SPECIAL TEAMS: Reserve receiver Julian Edelman is New England's big return threat and took one of his punts handled back for a 72-yard touchdown in 2011. He also averaged 23.7 yards per return on a handful of kickoffs and can make tackles on coverage teams, while Woodhead also returns kicks. Kicker Stephen Gostkowski (28-of-33 field goals) gets plenty of chances with his leg due to New England's potent offense, and his 84.4 percent accuracy rating on field goals is currently the best in team history. Punter Zoltan Mesko (46.5 avg.) had a solid net average of 41.5 a season ago and enters his third season with the team, and second with long snapper Danny Aiken.

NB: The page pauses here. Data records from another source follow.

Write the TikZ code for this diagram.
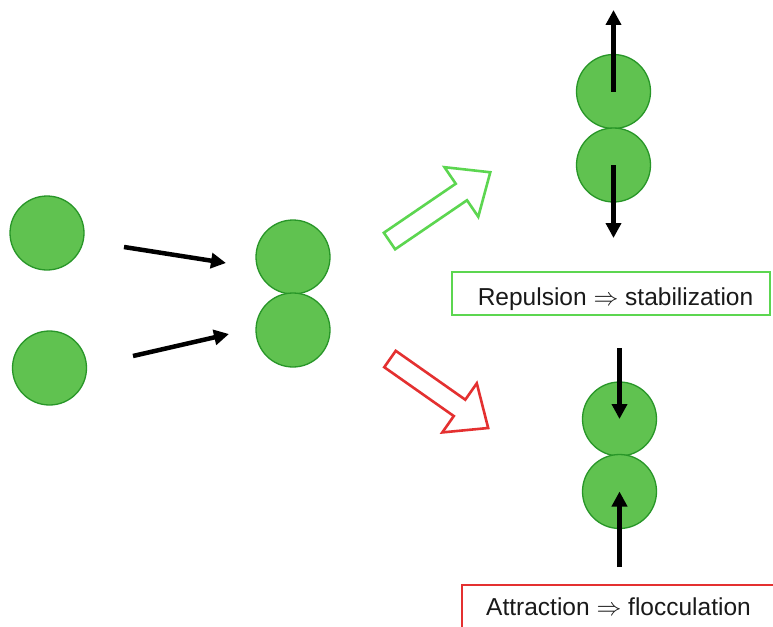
\documentclass[tikz,border=0pt]{standalone}
\usepackage{fontspec}
\setmainfont{Liberation Sans}
\usetikzlibrary{arrows.meta}

\definecolor{ballfill}{RGB}{96,194,80}
\definecolor{balledge}{RGB}{40,150,40}
\definecolor{goodgreen}{RGB}{92,214,80}
\definecolor{badred}{RGB}{228,48,48}
\definecolor{textdark}{RGB}{25,25,25}

\tikzset{
  ball/.style={circle, minimum size=74pt, inner sep=0pt, fill=ballfill, draw=balledge, line width=1.3pt},
  force/.style={line width=4.5pt, -{Triangle[length=15pt,width=15pt]}, black},
  fatarrow/.style={line width=2.6pt, line join=miter, fill=white},
  labelbox/.style={line width=2.4pt},
  caption/.style={font=\fontsize{24.5}{29}\selectfont, text=textdark, anchor=base, inner sep=0pt}
}

\begin{document}
\begin{tikzpicture}[x=1pt, y=-1pt]
  \useasboundingbox (0,0) rectangle (773,626);
  \clip (0,0) rectangle (773,626);
  \fill[white] (0,0) rectangle (773,626);

  % two separate particles
  \node[ball] (p1) at (47,233) {};
  \node[ball] (p2) at (49.5,368) {};

  % the approaching pair
  \node[ball] (m1) at (293,257) {};
  \node[ball] (m2) at (293,330) {};

  % approach arrows
  \coordinate (a1s) at (124,247);
  \coordinate (a1e) at (226,263);
  \coordinate (a2s) at (133,356);
  \coordinate (a2e) at (229,334);
  \draw[force] (a1s) -- (a1e);
  \draw[force] (a2s) -- (a2e);

  % outcome arrows
  \begin{scope}[shift={(389.5,241)}, rotate=34.3]
    \draw[fatarrow, draw=goodgreen] (0,-10) -- (87,-10) -- (87,-30) -- (122,0) -- (87,30) -- (87,10) -- (0,10) -- cycle;
  \end{scope}
  \begin{scope}[shift={(390,359)}, rotate=-35.1]
    \draw[fatarrow, draw=badred] (0,-10) -- (85,-10) -- (85,-30) -- (120,0) -- (85,30) -- (85,10) -- (0,10) -- cycle;
  \end{scope}

  % repelling pair
  \node[ball] (r1) at (613.5,91.5) {};
  \node[ball] (r2) at (613.5,165) {};
  \coordinate (rup) at (613.5,10);
  \coordinate (rdown) at (613.5,238);
  \draw[force] (r1.center) -- (rup);
  \draw[force] (r2.center) -- (rdown);

  \coordinate (gb1) at (452,272);
  \coordinate (gb2) at (770,315);
  \draw[labelbox, draw=goodgreen] (gb1) rectangle (gb2);
  \node[caption] (rep) at (615.5,305) {Repulsion $\Rightarrow$ stabilization};

  % attracting pair
  \node[ball] (f1) at (619.5,419) {};
  \node[ball] (f2) at (619.5,491.5) {};
  \coordinate (fin1) at (619.5,348);
  \coordinate (fin2) at (619.5,567);
  \draw[force] (fin1) -- (f1.center);
  \draw[force] (fin2) -- (f2.center);

  \coordinate (rb1) at (462,585);
  \coordinate (rb2) at (790,650);
  \draw[labelbox, draw=badred] (rb1) rectangle (rb2);
  \node[caption] (att) at (618.5,615) {Attraction $\Rightarrow$ flocculation};
\end{tikzpicture}
\end{document}
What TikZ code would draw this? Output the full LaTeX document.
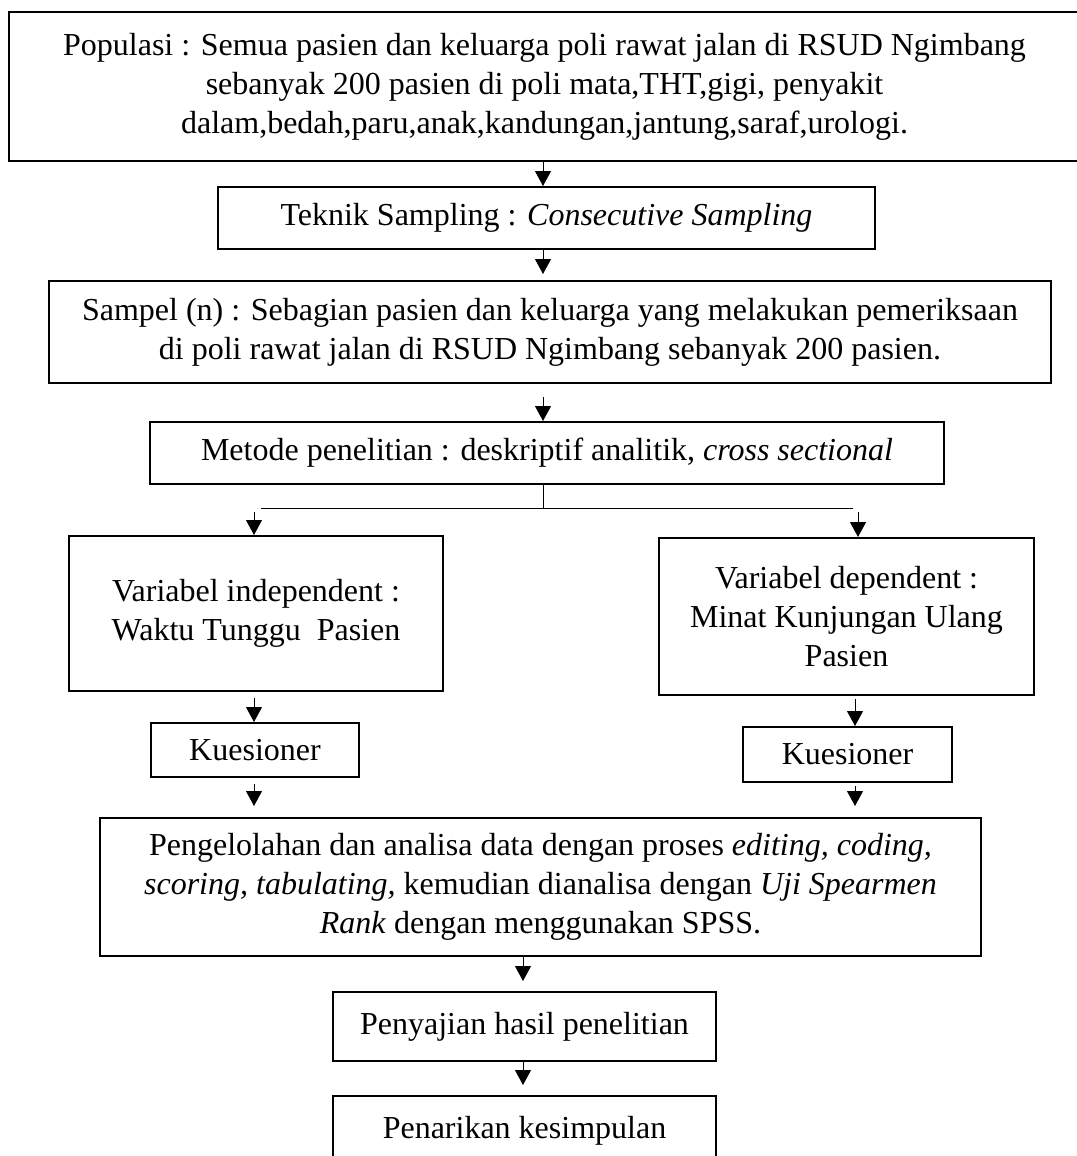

PROGNOSIS: New England and regular-season success go together like Jim Belushi and bad sitcoms, though at least the longevity of the Patriots' current run makes sense. Things aren't likely to change in Foxborough as long as Brady and Belichick are running things, though one has to wonder when age will finally start catching up with the two-time MVP quarterback. It won't likely be this year, however, and the Patriots have to be considered a favorite to return to the Super Bowl unless their defense completely implodes. Only the Buffalo Bills have an offense that can even come close to matching New England in the division, and the teams did split their two meetings a season ago. A two-game trek through Baltimore and Buffalo in Weeks 3 and 4 could be an early bump for the Pats, or they could roll through with flying colors on the way to another dominating season. It is likely the real test won't begin for New England until January.